ICO crypto investing can be wildly profitable — or devastatingly painful. The same freedom that lets legitimate projects raise capital quickly also lets scammers disappear overnight with millions.

The biggest risks include rug pulls (where developers abandon the project after raising funds), soft-cap failures (when minimum funding isn't met), regulatory crackdowns (the SEC has gone after several ICOs for unregistered securities), and post-launch dumps (insiders cashing out the moment tokens go live).
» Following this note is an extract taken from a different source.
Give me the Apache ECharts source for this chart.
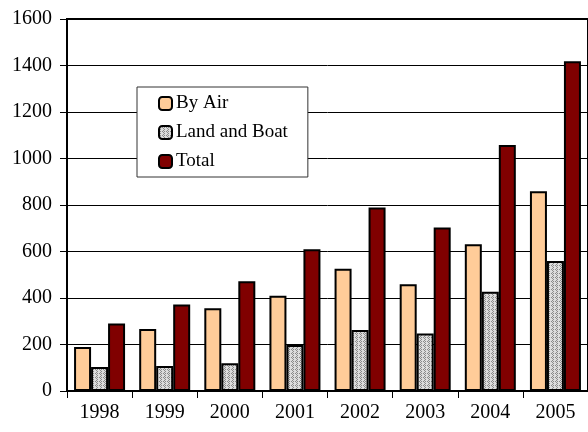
<!DOCTYPE html>
<html><head><meta charset="utf-8">
<script src="https://cdn.jsdelivr.net/npm/echarts@6/dist/echarts.min.js"></script>
<style>html,body{margin:0;padding:0;background:#fff}#c{width:588px;height:432px}</style>
</head><body><div id="c"></div>
<script>
var years = ['1998','1999','2000','2001','2002','2003','2004','2005'];
var byAir = [189, 267, 356, 410, 526, 459, 631, 859];
var landBoat = [103, 107, 119, 198, 262, 247, 427, 559];
var total = [290, 372, 472, 610, 789, 703, 1058, 1418];
var seriesNames = ['By Air', 'Land and Boat', 'Total'];

var pc = document.createElement('canvas');
pc.width = 4; pc.height = 4;
var g = pc.getContext('2d');
g.fillStyle = '#dcdcdc'; g.fillRect(0,0,4,4);
g.fillStyle = '#8a8a8a';
[[0,0],[2,0],[1,1],[3,1],[0,2],[2,2],[1,3],[3,3]].forEach(function(p,i){ if(i%2===0||i===3||i===6) g.fillRect(p[0],p[1],1,1); });
var pattern = {image: pc, repeat: 'repeat'};

var font = 'Liberation Serif';
var chart = echarts.init(document.getElementById('c'), null, {renderer:'canvas'});
var border = {borderColor:'#000', borderWidth:2};
chart.setOption({
  animation:false,
  textStyle:{fontFamily:font, color:'#000'},
  grid:{left:67, top:19, width:528, height:372, show:true, borderColor:'#000', borderWidth:2, backgroundColor:'transparent'},
  legend:{
    orient:'vertical', left:137, top:87,
    backgroundColor:'#fff', borderColor:'#333', borderWidth:1,
    padding:[7,20,6,21], itemWidth:13, itemHeight:13, itemGap:10,
    textStyle:{fontFamily:font, fontSize:19, color:'#000', padding:[0,0,0,-1]},
    data:seriesNames
  },
  xAxis:{
    type:'category', data:years,
    axisLine:{lineStyle:{color:'#000', width:2}},
    axisTick:{show:true, length:7, lineStyle:{color:'#000', width:1}},
    axisLabel:{fontFamily:font, fontSize:20, color:'#000', margin:12}
  },
  yAxis:{
    type:'value', min:0, max:1600, interval:200,
    axisLine:{show:true, lineStyle:{color:'#000', width:2}},
    axisTick:{show:true, length:7, lineStyle:{color:'#000', width:1}},
    axisLabel:{fontFamily:font, fontSize:20, color:'#000', margin:15, formatter:function(v){return String(v);}},
    splitLine:{show:true, lineStyle:{color:'#000', width:1}}
  },
  series:[
    {name:seriesNames[0], type:'bar', data:byAir, barWidth:17, barGap:'0%', itemStyle:Object.assign({color:'#FFCC99'}, border)},
    {name:seriesNames[1], type:'bar', data:landBoat, barWidth:17, barGap:'0%', itemStyle:Object.assign({color:pattern}, border)},
    {name:seriesNames[2], type:'bar', data:total, barWidth:17, barGap:'0%', itemStyle:Object.assign({color:'#800000'}, border)}
  ]
});
</script></body></html>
On the flip side, early backers of projects like Ethereum, Solana, and Polkadot made generational returns. The key is rigorous research: read the whitepaper, check the team's track record, audit the smart contract, and never invest more than you can afford to lose.

Red Flags to Watch For

  • Anonymous teams with no verifiable history.
  • Unrealistic roadmaps promising moonshot returns.
  • No third-party smart contract audit.
  • Excessive token allocation to insiders with no vesting.

Key Takeaways

ICOs were crypto's original crowdfunding mechanism and remain relevant even after regulatory scrutiny and the rise of IEOs and IDOs. They offer early access to potentially transformative projects but come with significant risk if you skip the homework.

Before jumping into any ICO crypto sale, ask yourself three questions: Is the team doxxed and credible? Has the smart contract been audited? Does the tokenomics make economic sense? If you can't confidently answer all three, your money is better off staying in your wallet.

The crypto market never stops evolving — and neither should your research.